**PROBLEM REQUIREMENTS**
Omit every picture, and retype the lines that run from the beginning of the data below through the line containing "plt.rcParams['font.weight'] = 'bold'", inclusive.

---*---

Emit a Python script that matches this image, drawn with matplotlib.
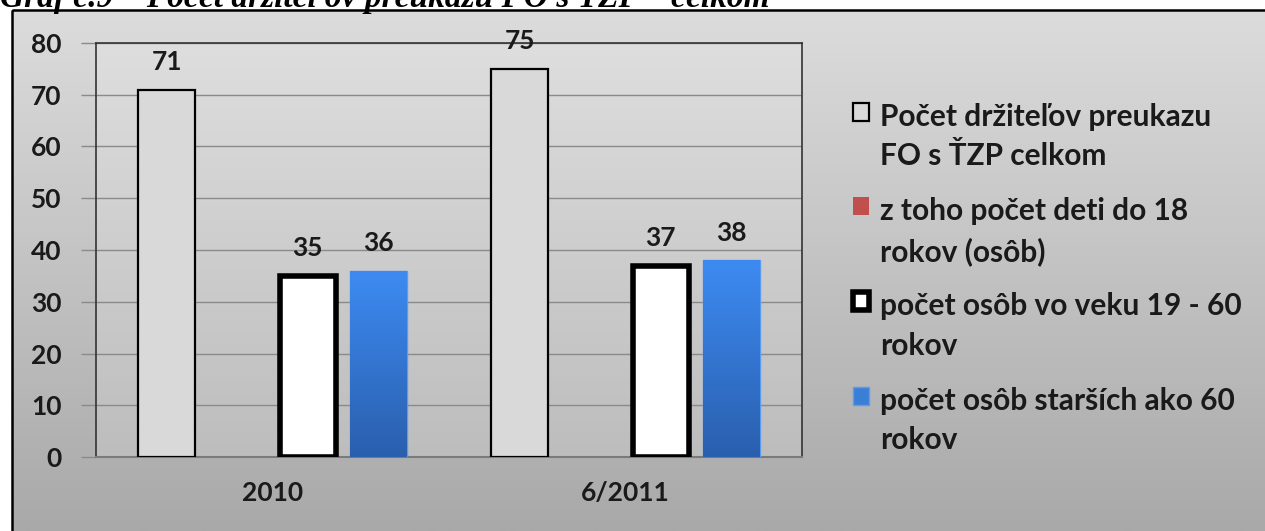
import numpy as np
import matplotlib
import matplotlib.pyplot as plt
from matplotlib.patches import Rectangle

matplotlib.use('Agg')

plt.rcParams['font.family'] = ['Lato', 'DejaVu Sans']
plt.rcParams['font.weight'] = 'bold'

# Data
categories = ['2010', '6/2011']
series_names = [
    'Počet držiteľov preukazu\nFO s ŤZP celkom',
    'z toho počet deti do 18\nrokov (osôb)',
    'počet osôb vo veku 19 - 60\nrokov',
    'počet osôb starších ako 60\nrokov',
]
total_holders = [71, 75]
children = [0, 0]
age_19_60 = [35, 37]
age_over_60 = [36, 38]
y_ticks = [0, 10, 20, 30, 40, 50, 60, 70, 80]

W, H = 1265, 531
fig = plt.figure(figsize=(W / 100, H / 100), dpi=100)

# chart background with gradient
bg = fig.add_axes([0, 0, 1, 1], zorder=-10)
bg.set_xlim(0, W)
bg.set_ylim(H, 0)
bg.axis('off')
grad = np.linspace(0, 1, 256).reshape(-1, 1)
bg.imshow(grad, extent=[12, W, H, 10], cmap=matplotlib.colors.LinearSegmentedColormap.from_list(
    'g', ['#dcdcdc', '#a9a9a9']), aspect='auto', zorder=0)
bg.add_patch(Rectangle((12, 10), W, H, fill=False, edgecolor='black', lw=1.8, zorder=2))
# title is cut at the top edge like in the source document
bg.text(0, 7, 'Graf č.9 \u2013 Počet držiteľov preukazu FO s ŤZP \u2013 celkom',
        family='Liberation Serif', style='italic', weight='bold', fontsize=24,
        va='baseline', ha='left', color='black', zorder=1)

ax = fig.add_axes([96 / W, (H - 457) / H, (802 - 96) / W, (457 - 43) / H])
ax.set_xlim(-0.5, 1.5)
ax.set_ylim(0, 80)
ax.imshow(grad, extent=[-0.5, 1.5, 0, 80], cmap=matplotlib.colors.LinearSegmentedColormap.from_list(
    'p', ['#bdbdbd', '#dedede']), aspect='auto', origin='lower', zorder=0)

x = np.arange(len(categories))
w = 0.16
offsets = [-0.3, -0.1, 0.1, 0.3]

b1 = ax.bar(x + offsets[0], total_holders, w, color='#d9d9d9', edgecolor='black', lw=1.6,
            label=series_names[0], zorder=3)
b2 = ax.bar(x + offsets[1], children, w, color='#c0504d', lw=0, label=series_names[1], zorder=3)
b3 = ax.bar(x + offsets[2], age_19_60, w, color='white', edgecolor='black', lw=4,
            label=series_names[2], zorder=3)
b4 = ax.bar(x + offsets[3], age_over_60, w, color='#3a7fd6', edgecolor='#5b9bf0', lw=1,
            label=series_names[3], zorder=3)

# gradient inside the blue bars
blue_cmap = matplotlib.colors.LinearSegmentedColormap.from_list('b', ['#2a5fae', '#3d8bf2'])
for rect in b4:
    im = ax.imshow(grad, extent=[rect.get_x(), rect.get_x() + rect.get_width(), 0, rect.get_height()],
                   cmap=blue_cmap, aspect='auto', origin='lower', zorder=3.5)
    im.set_clip_path(rect)
ax.set_xlim(-0.5, 1.5)
ax.set_ylim(0, 80)

for bars in (b1, b3, b4):
    for rect in bars:
        ax.text(rect.get_x() + rect.get_width() / 2, rect.get_height() + 3.0, f'{rect.get_height():.0f}',
                ha='center', va='bottom', fontsize=19, weight='bold', color='#1a1a1a', zorder=5)

ax.set_yticks(y_ticks)
ax.set_xticks(x)
ax.set_xticklabels(categories)
ax.tick_params(axis='y', length=11, width=1, color='#8a8a8a', labelsize=19, pad=14)
ax.tick_params(axis='x', length=0, labelsize=19, pad=17)
for lab in ax.get_xticklabels() + ax.get_yticklabels():
    lab.set_fontweight('bold')
    lab.set_color('#1a1a1a')
ax.grid(axis='y', color='#8a8a8a', lw=1, zorder=1)
ax.set_axisbelow(True)
for s in ('top', 'right', 'left'):
    ax.spines[s].set_color('#333333')
    ax.spines[s].set_linewidth(1.2)
ax.spines['bottom'].set_color('#7a7a7a')
ax.spines['bottom'].set_linewidth(1.5)

leg = ax.legend(handles=[b1, b2, b3, b4], loc='upper left', bbox_to_anchor=(826 / W, 1 - 76 / H),
                bbox_transform=fig.transFigure, frameon=False, handlelength=0.55,
                handleheight=0.55, handletextpad=0.35, labelspacing=0.89,
                prop={'weight': 'bold', 'size': 21.5})
for t in leg.get_texts():
    t.set_linespacing(1.5)
    t.set_color('#1a1a1a')
# put the legend squares next to the first text line (as in Excel)
for column in leg._legend_handle_box.get_children():
    for item in column.get_children():
        item.align = 'top'

fig.savefig('out.png', dpi=100)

---*---

**PROBLEM SOLUTION**
Emit a Python script that matches this image, drawn with matplotlib.
import numpy as np
import matplotlib
import matplotlib.pyplot as plt
from matplotlib.patches import Rectangle

matplotlib.use('Agg')

plt.rcParams['font.family'] = ['Lato', 'DejaVu Sans']
plt.rcParams['font.weight'] = 'bold'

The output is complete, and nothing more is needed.